**YOUR INSTRUCTIONS**
Below is the data. Give it again, complete and exact.

**PROVIDED RECORDS**
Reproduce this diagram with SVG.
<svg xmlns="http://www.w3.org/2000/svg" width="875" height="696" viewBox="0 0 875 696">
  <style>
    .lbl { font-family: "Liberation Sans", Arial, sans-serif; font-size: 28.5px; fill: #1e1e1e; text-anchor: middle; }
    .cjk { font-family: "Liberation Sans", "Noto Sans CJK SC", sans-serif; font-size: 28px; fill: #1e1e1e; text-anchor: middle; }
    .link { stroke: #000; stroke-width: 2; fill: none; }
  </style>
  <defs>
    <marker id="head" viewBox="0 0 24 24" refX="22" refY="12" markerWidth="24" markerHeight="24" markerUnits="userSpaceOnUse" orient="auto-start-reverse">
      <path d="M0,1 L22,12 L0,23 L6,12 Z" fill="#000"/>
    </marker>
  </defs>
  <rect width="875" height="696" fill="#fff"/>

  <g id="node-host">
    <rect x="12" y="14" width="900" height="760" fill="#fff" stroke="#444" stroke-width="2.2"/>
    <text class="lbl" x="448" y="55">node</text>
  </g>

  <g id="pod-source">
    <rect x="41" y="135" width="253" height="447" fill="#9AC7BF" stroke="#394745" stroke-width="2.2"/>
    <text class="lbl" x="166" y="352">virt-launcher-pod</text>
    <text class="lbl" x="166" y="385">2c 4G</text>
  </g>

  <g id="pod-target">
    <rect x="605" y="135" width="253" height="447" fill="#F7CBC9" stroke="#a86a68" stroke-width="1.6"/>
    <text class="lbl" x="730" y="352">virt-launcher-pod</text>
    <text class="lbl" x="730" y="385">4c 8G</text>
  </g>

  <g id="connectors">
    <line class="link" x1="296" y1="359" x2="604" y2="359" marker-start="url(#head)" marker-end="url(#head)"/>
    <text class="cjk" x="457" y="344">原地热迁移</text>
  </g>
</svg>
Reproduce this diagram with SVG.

**RESPONSE FOR THIS EXERCISE**
Reproduce this diagram with SVG.
<svg xmlns="http://www.w3.org/2000/svg" width="875" height="696" viewBox="0 0 875 696">
  <style>
    .lbl { font-family: "Liberation Sans", Arial, sans-serif; font-size: 28.5px; fill: #1e1e1e; text-anchor: middle; }
    .cjk { font-family: "Liberation Sans", "Noto Sans CJK SC", sans-serif; font-size: 28px; fill: #1e1e1e; text-anchor: middle; }
    .link { stroke: #000; stroke-width: 2; fill: none; }
  </style>
  <defs>
    <marker id="head" viewBox="0 0 24 24" refX="22" refY="12" markerWidth="24" markerHeight="24" markerUnits="userSpaceOnUse" orient="auto-start-reverse">
      <path d="M0,1 L22,12 L0,23 L6,12 Z" fill="#000"/>
    </marker>
  </defs>
  <rect width="875" height="696" fill="#fff"/>

  <g id="node-host">
    <rect x="12" y="14" width="900" height="760" fill="#fff" stroke="#444" stroke-width="2.2"/>
    <text class="lbl" x="448" y="55">node</text>
  </g>

  <g id="pod-source">
    <rect x="41" y="135" width="253" height="447" fill="#9AC7BF" stroke="#394745" stroke-width="2.2"/>
    <text class="lbl" x="166" y="352">virt-launcher-pod</text>
    <text class="lbl" x="166" y="385">2c 4G</text>
  </g>

  <g id="pod-target">
    <rect x="605" y="135" width="253" height="447" fill="#F7CBC9" stroke="#a86a68" stroke-width="1.6"/>
    <text class="lbl" x="730" y="352">virt-launcher-pod</text>
    <text class="lbl" x="730" y="385">4c 8G</text>
  </g>

  <g id="connectors">
    <line class="link" x1="296" y1="359" x2="604" y2="359" marker-start="url(#head)" marker-end="url(#head)"/>
    <text class="cjk" x="457" y="344">原地热迁移</text>
  </g>
</svg>
Reproduce this diagram with SVG.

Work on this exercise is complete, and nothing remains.